Filing a joint petition

If you and your spouse are on amicable terms going into the divorce process, then filing jointly for bankruptcy may be your best option. Together, you and your spouse will file a “joint petition”, a document that states both spouse’s financial information. Not only is filing jointly more efficient, but it will also wipe out any qualifying debt between both spouses, lessening issues in court. If you qualify for Chapter 7 bankruptcy, these following debts will be eliminated:

  • Personal loans

  • Credit card debt

  • Executory contract, like a car lease

  • Overdue utility bills

Filing jointly is also cheaper than filing separately.

Types of bankruptcy

There are two different kinds of bankruptcy you will need to choose between: Chapter 7 and Chapter 13. Filing for a Chapter 7 bankruptcy will give you a clean slate and fresh start by paying off all of your qualifying debt. Chapter 13 bankruptcy allows you to resolve all of your debt within three to five years. Both of these carry their own individual pros and cons, but if you plan on settling your divorce quickly, Chapter 7 bankruptcy is your best option. As long as you have a Chapter 13 bankruptcy open (the repaying of your debt), settling your divorce may be more complicated.

Chapter 7 income qualification

If you and your spouse settle on filing jointly under Chapter 7 bankruptcy, then you’ll need to take a look at the income cap for your state to see if you actually qualify. If your incomes combined are too high for you to qualify, then it might be in your best interest to file for bankruptcy after your divorce is official and each spouse has their own separate household.

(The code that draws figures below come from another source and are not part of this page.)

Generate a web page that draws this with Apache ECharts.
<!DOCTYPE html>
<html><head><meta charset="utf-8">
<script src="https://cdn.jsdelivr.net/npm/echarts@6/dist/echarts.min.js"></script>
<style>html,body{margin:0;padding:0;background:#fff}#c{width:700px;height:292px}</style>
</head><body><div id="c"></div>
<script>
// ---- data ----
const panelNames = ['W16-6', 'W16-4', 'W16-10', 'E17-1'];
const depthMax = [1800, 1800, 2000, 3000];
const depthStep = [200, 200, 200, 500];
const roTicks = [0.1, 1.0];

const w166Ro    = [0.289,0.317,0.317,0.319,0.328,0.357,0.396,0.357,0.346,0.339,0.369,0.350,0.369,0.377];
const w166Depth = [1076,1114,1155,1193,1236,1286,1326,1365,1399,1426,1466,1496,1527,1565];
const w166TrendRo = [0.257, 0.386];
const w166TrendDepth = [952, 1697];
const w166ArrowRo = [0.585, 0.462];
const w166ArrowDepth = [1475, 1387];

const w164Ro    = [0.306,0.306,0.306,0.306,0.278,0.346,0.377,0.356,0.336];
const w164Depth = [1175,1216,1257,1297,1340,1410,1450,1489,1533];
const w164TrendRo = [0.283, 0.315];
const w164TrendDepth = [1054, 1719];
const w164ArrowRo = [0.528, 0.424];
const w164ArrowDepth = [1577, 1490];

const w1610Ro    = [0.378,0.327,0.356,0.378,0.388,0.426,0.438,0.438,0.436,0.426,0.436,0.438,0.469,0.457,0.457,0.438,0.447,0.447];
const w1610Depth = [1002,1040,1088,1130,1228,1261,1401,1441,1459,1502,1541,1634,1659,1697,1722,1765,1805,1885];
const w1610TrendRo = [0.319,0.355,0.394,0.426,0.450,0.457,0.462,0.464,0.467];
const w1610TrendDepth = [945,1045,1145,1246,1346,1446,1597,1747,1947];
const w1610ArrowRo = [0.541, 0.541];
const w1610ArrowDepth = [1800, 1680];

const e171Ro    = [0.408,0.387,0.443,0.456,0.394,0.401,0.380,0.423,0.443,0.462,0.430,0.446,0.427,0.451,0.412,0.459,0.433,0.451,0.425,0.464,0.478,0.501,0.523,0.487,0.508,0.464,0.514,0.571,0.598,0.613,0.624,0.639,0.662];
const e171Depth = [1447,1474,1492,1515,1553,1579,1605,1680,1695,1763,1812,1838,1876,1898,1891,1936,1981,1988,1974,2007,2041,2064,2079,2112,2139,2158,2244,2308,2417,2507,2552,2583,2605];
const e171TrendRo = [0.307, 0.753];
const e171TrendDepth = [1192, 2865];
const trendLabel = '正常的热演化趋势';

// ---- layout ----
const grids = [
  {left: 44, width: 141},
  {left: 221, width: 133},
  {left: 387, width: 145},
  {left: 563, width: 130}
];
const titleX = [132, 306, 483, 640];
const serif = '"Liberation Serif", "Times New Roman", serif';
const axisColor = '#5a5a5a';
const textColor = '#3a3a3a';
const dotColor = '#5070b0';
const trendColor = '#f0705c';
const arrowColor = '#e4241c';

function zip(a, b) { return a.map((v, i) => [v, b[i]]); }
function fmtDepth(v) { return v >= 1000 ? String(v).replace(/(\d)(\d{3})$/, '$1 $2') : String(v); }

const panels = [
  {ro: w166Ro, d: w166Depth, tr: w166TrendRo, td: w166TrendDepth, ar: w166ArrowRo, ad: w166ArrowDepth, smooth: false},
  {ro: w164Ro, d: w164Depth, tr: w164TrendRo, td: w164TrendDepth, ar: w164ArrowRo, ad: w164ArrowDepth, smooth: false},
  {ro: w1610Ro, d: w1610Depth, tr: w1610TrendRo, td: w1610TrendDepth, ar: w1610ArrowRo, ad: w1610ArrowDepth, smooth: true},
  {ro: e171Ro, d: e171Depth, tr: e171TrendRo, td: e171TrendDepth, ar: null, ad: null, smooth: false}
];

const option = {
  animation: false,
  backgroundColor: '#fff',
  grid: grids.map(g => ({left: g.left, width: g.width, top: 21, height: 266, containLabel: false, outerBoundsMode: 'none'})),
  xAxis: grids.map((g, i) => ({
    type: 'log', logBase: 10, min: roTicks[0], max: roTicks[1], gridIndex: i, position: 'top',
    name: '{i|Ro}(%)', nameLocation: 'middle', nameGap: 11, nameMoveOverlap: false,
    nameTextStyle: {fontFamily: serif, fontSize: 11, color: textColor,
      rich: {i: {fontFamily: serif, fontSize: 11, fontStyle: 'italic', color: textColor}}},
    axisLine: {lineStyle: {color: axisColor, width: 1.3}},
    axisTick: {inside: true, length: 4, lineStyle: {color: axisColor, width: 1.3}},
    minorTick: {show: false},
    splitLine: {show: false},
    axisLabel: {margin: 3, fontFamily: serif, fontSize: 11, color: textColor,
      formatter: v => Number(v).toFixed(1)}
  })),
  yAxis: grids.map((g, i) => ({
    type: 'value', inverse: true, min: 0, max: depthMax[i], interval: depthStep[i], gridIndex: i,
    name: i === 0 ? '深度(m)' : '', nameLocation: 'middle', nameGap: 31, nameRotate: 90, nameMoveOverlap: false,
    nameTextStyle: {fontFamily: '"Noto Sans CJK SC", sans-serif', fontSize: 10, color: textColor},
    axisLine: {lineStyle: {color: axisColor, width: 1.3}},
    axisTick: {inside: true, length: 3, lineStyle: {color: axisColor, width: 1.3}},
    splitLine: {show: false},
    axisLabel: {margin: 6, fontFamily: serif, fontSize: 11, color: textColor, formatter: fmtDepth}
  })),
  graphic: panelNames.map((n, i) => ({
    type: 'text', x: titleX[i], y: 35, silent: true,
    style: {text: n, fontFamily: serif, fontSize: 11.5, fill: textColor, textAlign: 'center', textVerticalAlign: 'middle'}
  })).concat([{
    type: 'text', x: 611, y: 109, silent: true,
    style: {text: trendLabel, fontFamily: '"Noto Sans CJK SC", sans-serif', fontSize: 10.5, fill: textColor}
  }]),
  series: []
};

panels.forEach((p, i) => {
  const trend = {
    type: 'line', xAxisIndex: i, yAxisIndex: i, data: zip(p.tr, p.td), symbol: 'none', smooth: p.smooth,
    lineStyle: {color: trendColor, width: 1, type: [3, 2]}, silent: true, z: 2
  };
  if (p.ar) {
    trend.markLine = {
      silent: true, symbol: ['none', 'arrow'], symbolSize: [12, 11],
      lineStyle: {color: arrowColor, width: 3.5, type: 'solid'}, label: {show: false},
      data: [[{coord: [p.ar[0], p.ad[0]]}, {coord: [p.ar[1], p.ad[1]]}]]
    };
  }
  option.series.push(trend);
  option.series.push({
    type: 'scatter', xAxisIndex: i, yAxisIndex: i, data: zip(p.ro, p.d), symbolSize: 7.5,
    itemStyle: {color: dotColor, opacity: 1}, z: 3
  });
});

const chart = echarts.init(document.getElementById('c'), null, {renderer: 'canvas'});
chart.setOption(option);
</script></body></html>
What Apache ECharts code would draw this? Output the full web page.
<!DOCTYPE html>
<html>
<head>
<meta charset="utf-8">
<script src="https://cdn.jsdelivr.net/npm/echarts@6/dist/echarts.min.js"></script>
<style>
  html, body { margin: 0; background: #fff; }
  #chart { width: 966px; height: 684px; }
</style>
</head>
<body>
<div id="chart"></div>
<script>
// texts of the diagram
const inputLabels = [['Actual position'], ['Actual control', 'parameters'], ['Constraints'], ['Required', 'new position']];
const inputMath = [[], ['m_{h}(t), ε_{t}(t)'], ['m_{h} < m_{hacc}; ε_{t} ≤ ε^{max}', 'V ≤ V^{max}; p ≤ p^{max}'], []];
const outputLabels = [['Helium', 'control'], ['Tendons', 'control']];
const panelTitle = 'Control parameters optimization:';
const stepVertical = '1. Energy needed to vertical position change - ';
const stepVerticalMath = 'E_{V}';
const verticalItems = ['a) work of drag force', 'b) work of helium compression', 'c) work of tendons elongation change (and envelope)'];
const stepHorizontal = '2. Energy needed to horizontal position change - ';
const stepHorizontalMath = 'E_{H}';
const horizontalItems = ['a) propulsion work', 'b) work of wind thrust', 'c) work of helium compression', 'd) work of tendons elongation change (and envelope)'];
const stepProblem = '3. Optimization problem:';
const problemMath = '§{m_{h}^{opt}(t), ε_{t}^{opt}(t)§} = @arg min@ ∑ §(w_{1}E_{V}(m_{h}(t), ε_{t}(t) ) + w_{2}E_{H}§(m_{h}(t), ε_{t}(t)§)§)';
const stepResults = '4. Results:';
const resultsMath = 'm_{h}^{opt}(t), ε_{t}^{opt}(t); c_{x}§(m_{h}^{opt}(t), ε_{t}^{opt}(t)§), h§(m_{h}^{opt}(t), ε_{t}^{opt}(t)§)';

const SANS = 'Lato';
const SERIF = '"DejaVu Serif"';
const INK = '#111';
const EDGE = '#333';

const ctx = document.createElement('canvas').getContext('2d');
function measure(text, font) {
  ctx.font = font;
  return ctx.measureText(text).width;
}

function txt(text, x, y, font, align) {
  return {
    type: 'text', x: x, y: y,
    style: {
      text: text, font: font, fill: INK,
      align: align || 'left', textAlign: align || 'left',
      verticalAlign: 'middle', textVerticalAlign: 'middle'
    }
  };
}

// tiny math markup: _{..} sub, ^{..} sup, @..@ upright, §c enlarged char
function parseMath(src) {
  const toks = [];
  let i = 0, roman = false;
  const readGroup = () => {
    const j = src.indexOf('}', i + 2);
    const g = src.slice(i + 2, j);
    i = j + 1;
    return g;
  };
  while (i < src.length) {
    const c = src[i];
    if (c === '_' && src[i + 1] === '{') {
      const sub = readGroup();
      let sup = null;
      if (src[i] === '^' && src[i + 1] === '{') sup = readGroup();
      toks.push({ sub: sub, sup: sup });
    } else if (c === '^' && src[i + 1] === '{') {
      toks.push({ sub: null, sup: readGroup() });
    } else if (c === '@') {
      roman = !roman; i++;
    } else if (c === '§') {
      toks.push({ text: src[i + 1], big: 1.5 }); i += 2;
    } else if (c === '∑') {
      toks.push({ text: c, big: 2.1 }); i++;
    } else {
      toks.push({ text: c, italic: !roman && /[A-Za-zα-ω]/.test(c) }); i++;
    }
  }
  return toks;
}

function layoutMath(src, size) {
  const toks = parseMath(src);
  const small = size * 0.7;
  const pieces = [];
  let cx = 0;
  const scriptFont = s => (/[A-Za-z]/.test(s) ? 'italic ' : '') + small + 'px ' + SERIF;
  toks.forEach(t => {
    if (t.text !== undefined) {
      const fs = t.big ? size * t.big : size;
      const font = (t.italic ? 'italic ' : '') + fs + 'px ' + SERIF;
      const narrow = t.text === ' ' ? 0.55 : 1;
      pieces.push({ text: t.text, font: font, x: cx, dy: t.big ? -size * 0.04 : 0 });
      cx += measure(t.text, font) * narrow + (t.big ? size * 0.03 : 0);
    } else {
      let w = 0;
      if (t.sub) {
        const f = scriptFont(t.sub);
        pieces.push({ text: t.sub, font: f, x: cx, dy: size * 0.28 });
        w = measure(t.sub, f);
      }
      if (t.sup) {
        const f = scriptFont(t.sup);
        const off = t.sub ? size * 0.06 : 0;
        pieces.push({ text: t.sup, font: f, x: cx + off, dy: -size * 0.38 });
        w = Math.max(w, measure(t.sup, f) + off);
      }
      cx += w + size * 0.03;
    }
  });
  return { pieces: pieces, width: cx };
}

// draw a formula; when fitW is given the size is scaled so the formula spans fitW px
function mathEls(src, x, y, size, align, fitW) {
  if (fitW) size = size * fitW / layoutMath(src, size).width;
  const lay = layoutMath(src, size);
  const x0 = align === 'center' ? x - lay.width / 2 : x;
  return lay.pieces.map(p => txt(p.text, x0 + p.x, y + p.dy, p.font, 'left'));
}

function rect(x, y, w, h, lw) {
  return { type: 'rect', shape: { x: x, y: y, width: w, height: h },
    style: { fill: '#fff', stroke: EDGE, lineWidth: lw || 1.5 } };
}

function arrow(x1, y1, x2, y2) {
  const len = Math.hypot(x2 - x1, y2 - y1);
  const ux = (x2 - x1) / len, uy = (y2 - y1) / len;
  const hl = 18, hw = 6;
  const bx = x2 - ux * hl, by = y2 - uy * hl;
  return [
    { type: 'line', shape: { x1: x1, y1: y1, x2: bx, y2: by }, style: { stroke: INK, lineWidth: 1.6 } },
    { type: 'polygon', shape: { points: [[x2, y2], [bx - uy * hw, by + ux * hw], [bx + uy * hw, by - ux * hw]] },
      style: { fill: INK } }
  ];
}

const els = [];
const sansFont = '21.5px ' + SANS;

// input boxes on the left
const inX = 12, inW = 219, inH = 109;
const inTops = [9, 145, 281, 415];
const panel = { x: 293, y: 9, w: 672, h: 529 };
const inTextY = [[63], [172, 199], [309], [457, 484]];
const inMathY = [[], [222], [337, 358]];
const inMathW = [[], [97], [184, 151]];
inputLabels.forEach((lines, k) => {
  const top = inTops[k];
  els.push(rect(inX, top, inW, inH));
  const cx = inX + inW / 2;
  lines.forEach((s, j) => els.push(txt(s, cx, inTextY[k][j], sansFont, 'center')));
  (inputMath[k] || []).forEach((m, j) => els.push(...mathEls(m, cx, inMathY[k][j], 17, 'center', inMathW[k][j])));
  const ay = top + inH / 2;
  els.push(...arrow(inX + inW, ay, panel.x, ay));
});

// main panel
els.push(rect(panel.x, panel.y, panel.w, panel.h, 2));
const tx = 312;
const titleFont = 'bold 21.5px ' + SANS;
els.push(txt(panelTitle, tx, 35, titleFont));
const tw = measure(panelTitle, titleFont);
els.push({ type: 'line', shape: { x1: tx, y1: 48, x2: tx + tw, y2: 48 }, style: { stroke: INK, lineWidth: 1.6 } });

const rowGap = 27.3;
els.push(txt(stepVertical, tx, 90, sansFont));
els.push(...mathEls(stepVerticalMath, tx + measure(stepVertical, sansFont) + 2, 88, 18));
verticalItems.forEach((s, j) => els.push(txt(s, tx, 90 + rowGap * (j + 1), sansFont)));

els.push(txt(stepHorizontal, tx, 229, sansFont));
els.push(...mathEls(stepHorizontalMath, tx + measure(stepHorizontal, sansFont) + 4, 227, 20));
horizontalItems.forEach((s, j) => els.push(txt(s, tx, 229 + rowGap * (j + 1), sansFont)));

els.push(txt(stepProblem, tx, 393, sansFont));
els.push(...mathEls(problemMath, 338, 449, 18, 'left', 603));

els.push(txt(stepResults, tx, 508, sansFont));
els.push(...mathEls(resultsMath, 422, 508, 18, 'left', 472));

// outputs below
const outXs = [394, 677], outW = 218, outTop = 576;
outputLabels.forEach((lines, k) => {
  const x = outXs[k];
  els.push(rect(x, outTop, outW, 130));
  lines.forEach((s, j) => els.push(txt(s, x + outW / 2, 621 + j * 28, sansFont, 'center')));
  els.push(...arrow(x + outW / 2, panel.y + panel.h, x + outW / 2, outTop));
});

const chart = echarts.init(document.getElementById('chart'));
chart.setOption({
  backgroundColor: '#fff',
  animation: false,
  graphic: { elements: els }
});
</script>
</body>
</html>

Debts not included in bankruptcy

Some couples think that declaring bankruptcy is the cure all for every debt they owe. Unfortunately, not all debts can be eliminated. Types of non-qualifying debts include:

  • Court fines or penalties

  • Child support

  • Alimony

  • Student loans

Intermixing bankruptcy with divorce can be complicated. If you have any questions, or hesitations, seek the assistance of an attorney who has experience with both bankruptcy and family law.